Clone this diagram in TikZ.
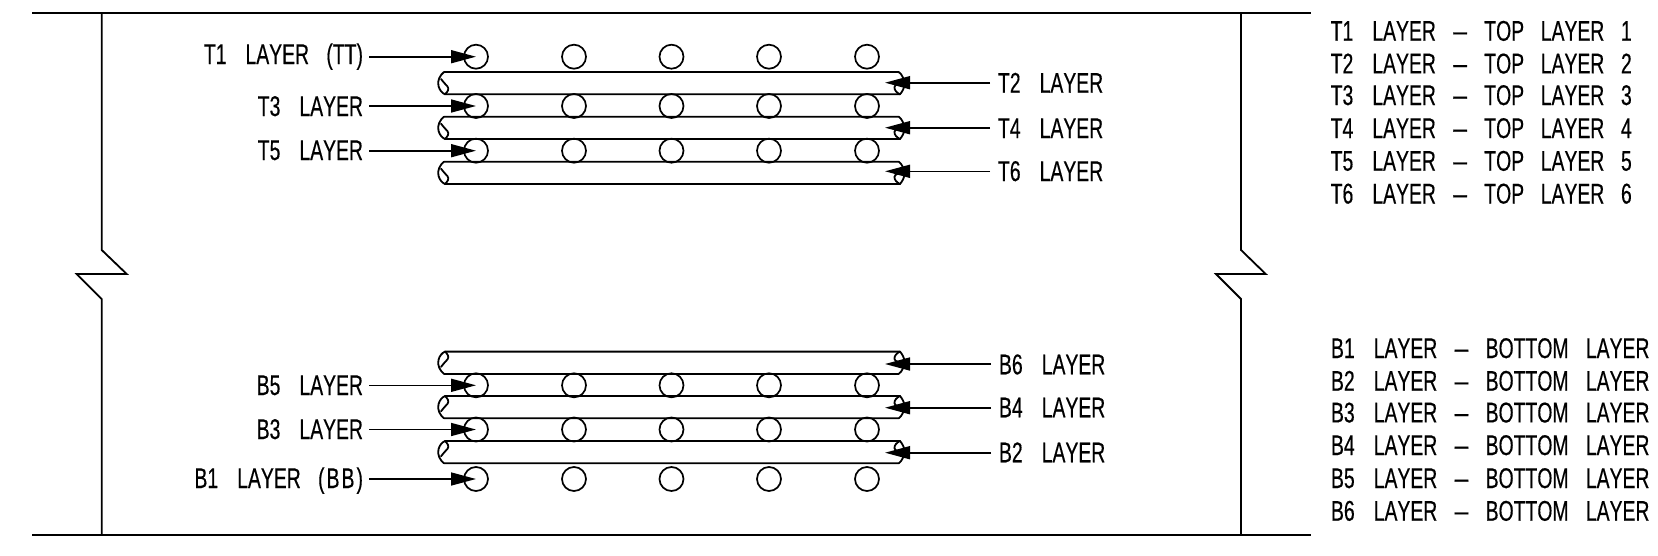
\documentclass[tikz,border=0pt]{standalone}
\usepackage{fontspec}
\setmainfont[Kerning=Off,FakeBold=0.5]{Liberation Sans}
\usetikzlibrary{arrows.meta}
\newcommand{\wfirst}{\hspace{28pt}}
\newcommand{\wgap}{\hspace{25.5pt}}
\newcommand{\ldash}{\scalebox{1.27}[1]{–}}
\newcommand{\lyr}[2]{#1\wfirst LAYER\wgap\ldash\wgap #2}
\tikzset{
  x=1pt,y=-1pt,
  struct/.style={line width=1.8pt,line join=miter},
  pipe/.style={line width=1.8pt,line join=round,line cap=round},
  rebar/.style={circle,draw,line width=1.7pt,minimum size=24pt,inner sep=0pt,outer sep=0pt},
  lead/.style={line width=1.6pt,-{Triangle[length=25pt,width=13pt,sep=0pt]}},
  lbl/.style={inner sep=0pt,outer sep=0pt,xscale=.68,transform shape,font=\fontsize{28.5}{30}\selectfont},
}
% bar running along the row, with break marks at both ends
\newcommand{\barrun}{%
  \draw[pipe] (444,0) -- (898.7,0)
    .. controls (902,2) and (904.5,8) .. (904.5,12)
    .. controls (904.5,16) and (902,20) .. (900,22.3)
    -- (445,22.3)
    .. controls (442,21) and (439.5,18) .. (438.5,14)
    .. controls (437,9) and (440,3) .. (444,0);
  \draw[pipe] (445,22.3)
    .. controls (447.5,20) and (449.5,17) .. (447.5,14.5)
    .. controls (445.5,12) and (443,10) .. (441,7);
  \draw[pipe] (900,22.3)
    .. controls (897,21) and (894,18) .. (894.5,15)
    .. controls (895,12) and (899,12) .. (904,11);
}
\begin{document}
\begin{tikzpicture}
\useasboundingbox (0,0) rectangle (1658,555);
% slab outline
\draw[struct] (32,13) -- (1310.7,13);
\draw[struct] (32,535) -- (1310.7,535);
\draw[struct] (101.7,13) -- (101.7,250) -- (126.7,274) -- (76.7,274) -- (101.7,299) -- (101.7,535);
\draw[struct] (1241,13) -- (1241,250) -- (1265.7,274) -- (1216,274) -- (1241,299) -- (1241,535);
% bars
\foreach \yy in {72,116.7,161.7}{
  \begin{scope}[shift={(0,\yy)}]\barrun\end{scope}
}
\foreach \yy in {373.9,418.3,463.3}{
  \begin{scope}[shift={(0,\yy)},yscale=-1]\barrun\end{scope}
}
% circles
\foreach \nm/\yy in {ra/56.7,rb/106,rc/150.7,rd/385.3,re/429.5,rf/479}{
  \foreach \ii/\xx in {1/476,2/574,3/671.5,4/769,5/867}{
    \node[rebar] (\nm\ii) at (\xx,\yy) {};
  }
}
% left labels
\node[lbl,anchor=base east] (t1) at (363,64) {T1\wfirst LAYER\wgap(TT)};
\node[lbl,anchor=base east] (t3) at (363,116) {T3\wfirst LAYER};
\node[lbl,anchor=base east] (t5) at (363,160) {T5\wfirst LAYER};
\node[lbl,anchor=base east] (b5) at (363,395) {B5\wfirst LAYER};
\node[lbl,anchor=base east] (b3) at (363,439) {B3\wfirst LAYER};
\node[lbl,anchor=base east] (b1) at (363,488) {B1\wfirst LAYER\wgap(\kern3pt B\kern3pt B\kern3pt)};
\foreach \lab/\tg in {t1/ra1,t3/rb1,t5/rc1,b5/rd1,b3/re1,b1/rf1}{
  \draw[lead] ([xshift=6pt]\lab.east |- \tg.center) -- (\tg.center);
}
% right labels
\node[lbl,anchor=base west] (t2) at (998,92.7) {T2\wfirst LAYER};
\node[lbl,anchor=base west] (t4) at (998,138) {T4\wfirst LAYER};
\node[lbl,anchor=base west] (t6) at (998,181) {T6\wfirst LAYER};
\node[lbl,anchor=base west] (b6) at (999,374.3) {B6\wfirst LAYER};
\node[lbl,anchor=base west] (b4) at (999,417.3) {B4\wfirst LAYER};
\node[lbl,anchor=base west] (b2) at (999,462.3) {B2\wfirst LAYER};
\coordinate (pt2) at (885,82.7);
\coordinate (pt4) at (885,127.7);
\coordinate (pt6) at (885,171.3);
\coordinate (pb6) at (885,364);
\coordinate (pb4) at (885,407.7);
\coordinate (pb2) at (885,452.7);
\foreach \lab in {t2,t4,t6,b6,b4,b2}{
  \draw[lead] ([xshift=-8pt]\lab.west |- p\lab) -- (p\lab);
}
% legend
\foreach \i/\yy in {1/40.7,2/73.4,3/105,4/138,5/170.7,6/203.5}{
  \node[lbl,anchor=base west] (lt\i) at (1330.7,\yy) {\lyr{T\i}{TOP\hspace{24.5pt}LAYER\hspace{24.5pt}\i}};
}
\foreach \i/\yy in {1/358,2/390.7,3/422.4,4/455,5/488,6/520.7}{
  \node[lbl,anchor=base west] (lb\i) at (1331,\yy) {\lyr{B\i}{BOTTOM\wgap LAYER}};
}
\end{tikzpicture}
\end{document}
++++++++++++++++++++
TASK:
Repeat the listing verbatim. Skip the pictures.

WRITTEN ANSWER:
Clone this diagram in TikZ.
\documentclass[tikz,border=0pt]{standalone}
\usepackage{fontspec}
\setmainfont[Kerning=Off,FakeBold=0.5]{Liberation Sans}
\usetikzlibrary{arrows.meta}
\newcommand{\wfirst}{\hspace{28pt}}
\newcommand{\wgap}{\hspace{25.5pt}}
\newcommand{\ldash}{\scalebox{1.27}[1]{–}}
\newcommand{\lyr}[2]{#1\wfirst LAYER\wgap\ldash\wgap #2}
\tikzset{
  x=1pt,y=-1pt,
  struct/.style={line width=1.8pt,line join=miter},
  pipe/.style={line width=1.8pt,line join=round,line cap=round},
  rebar/.style={circle,draw,line width=1.7pt,minimum size=24pt,inner sep=0pt,outer sep=0pt},
  lead/.style={line width=1.6pt,-{Triangle[length=25pt,width=13pt,sep=0pt]}},
  lbl/.style={inner sep=0pt,outer sep=0pt,xscale=.68,transform shape,font=\fontsize{28.5}{30}\selectfont},
}
% bar running along the row, with break marks at both ends
\newcommand{\barrun}{%
  \draw[pipe] (444,0) -- (898.7,0)
    .. controls (902,2) and (904.5,8) .. (904.5,12)
    .. controls (904.5,16) and (902,20) .. (900,22.3)
    -- (445,22.3)
    .. controls (442,21) and (439.5,18) .. (438.5,14)
    .. controls (437,9) and (440,3) .. (444,0);
  \draw[pipe] (445,22.3)
    .. controls (447.5,20) and (449.5,17) .. (447.5,14.5)
    .. controls (445.5,12) and (443,10) .. (441,7);
  \draw[pipe] (900,22.3)
    .. controls (897,21) and (894,18) .. (894.5,15)
    .. controls (895,12) and (899,12) .. (904,11);
}
\begin{document}
\begin{tikzpicture}
\useasboundingbox (0,0) rectangle (1658,555);
% slab outline
\draw[struct] (32,13) -- (1310.7,13);
\draw[struct] (32,535) -- (1310.7,535);
\draw[struct] (101.7,13) -- (101.7,250) -- (126.7,274) -- (76.7,274) -- (101.7,299) -- (101.7,535);
\draw[struct] (1241,13) -- (1241,250) -- (1265.7,274) -- (1216,274) -- (1241,299) -- (1241,535);
% bars
\foreach \yy in {72,116.7,161.7}{
  \begin{scope}[shift={(0,\yy)}]\barrun\end{scope}
}
\foreach \yy in {373.9,418.3,463.3}{
  \begin{scope}[shift={(0,\yy)},yscale=-1]\barrun\end{scope}
}
% circles
\foreach \nm/\yy in {ra/56.7,rb/106,rc/150.7,rd/385.3,re/429.5,rf/479}{
  \foreach \ii/\xx in {1/476,2/574,3/671.5,4/769,5/867}{
    \node[rebar] (\nm\ii) at (\xx,\yy) {};
  }
}
% left labels
\node[lbl,anchor=base east] (t1) at (363,64) {T1\wfirst LAYER\wgap(TT)};
\node[lbl,anchor=base east] (t3) at (363,116) {T3\wfirst LAYER};
\node[lbl,anchor=base east] (t5) at (363,160) {T5\wfirst LAYER};
\node[lbl,anchor=base east] (b5) at (363,395) {B5\wfirst LAYER};
\node[lbl,anchor=base east] (b3) at (363,439) {B3\wfirst LAYER};
\node[lbl,anchor=base east] (b1) at (363,488) {B1\wfirst LAYER\wgap(\kern3pt B\kern3pt B\kern3pt)};
\foreach \lab/\tg in {t1/ra1,t3/rb1,t5/rc1,b5/rd1,b3/re1,b1/rf1}{
  \draw[lead] ([xshift=6pt]\lab.east |- \tg.center) -- (\tg.center);
}
% right labels
\node[lbl,anchor=base west] (t2) at (998,92.7) {T2\wfirst LAYER};
\node[lbl,anchor=base west] (t4) at (998,138) {T4\wfirst LAYER};
\node[lbl,anchor=base west] (t6) at (998,181) {T6\wfirst LAYER};
\node[lbl,anchor=base west] (b6) at (999,374.3) {B6\wfirst LAYER};
\node[lbl,anchor=base west] (b4) at (999,417.3) {B4\wfirst LAYER};
\node[lbl,anchor=base west] (b2) at (999,462.3) {B2\wfirst LAYER};
\coordinate (pt2) at (885,82.7);
\coordinate (pt4) at (885,127.7);
\coordinate (pt6) at (885,171.3);
\coordinate (pb6) at (885,364);
\coordinate (pb4) at (885,407.7);
\coordinate (pb2) at (885,452.7);
\foreach \lab in {t2,t4,t6,b6,b4,b2}{
  \draw[lead] ([xshift=-8pt]\lab.west |- p\lab) -- (p\lab);
}
% legend
\foreach \i/\yy in {1/40.7,2/73.4,3/105,4/138,5/170.7,6/203.5}{
  \node[lbl,anchor=base west] (lt\i) at (1330.7,\yy) {\lyr{T\i}{TOP\hspace{24.5pt}LAYER\hspace{24.5pt}\i}};
}
\foreach \i/\yy in {1/358,2/390.7,3/422.4,4/455,5/488,6/520.7}{
  \node[lbl,anchor=base west] (lb\i) at (1331,\yy) {\lyr{B\i}{BOTTOM\wgap LAYER}};
}
\end{tikzpicture}
\end{document}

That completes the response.